Aramco and Sinopec, one of the biggest energy and petrochemical companies in the world, have signed a head of agreement for a greenfield project in Gulei, Fujian Province, which is expected to feature a 1.5 million ton/year petrochemical cracker complex and a 320,000 barrel/day refinery. By the end of 2025, operations are anticipated to start.
A Memorandum of Understanding (MoU) was also signed on December 15 by Aramco, SABIC, and Sinopec to examine the economic and technical viability of creating a new petrochemical complex that would be integrated with an existing refinery in Yanbu, Saudi Arabia.
Mohammed Y. Al Qahtani, Aramco Senior Vice President of Downstream, said: “These projects represent an opportunity to contribute to a modern, efficient and integrated downstream sector in both China and Saudi Arabia. They also underpin our long-term commitment to remain a reliable supplier of energy and chemicals to Asia’s largest economy.”

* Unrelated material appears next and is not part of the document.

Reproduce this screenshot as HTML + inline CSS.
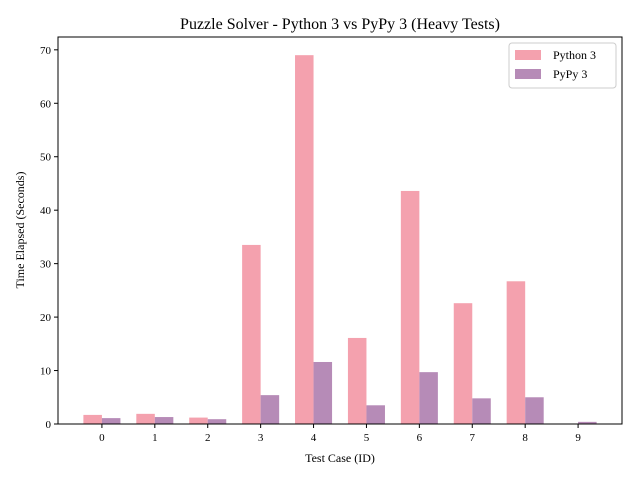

The announcements strengthen Aramco’s position as China’s go-to energy supplier as it works to increase its capacity for liquids and chemicals to up to 4 million barrels per day by 2030. The partnership also supports Sinopec’s goal of developing into a premier global energy and petrochemical company that offers dependable energy and high-quality goods to improve people’s lives all around the world.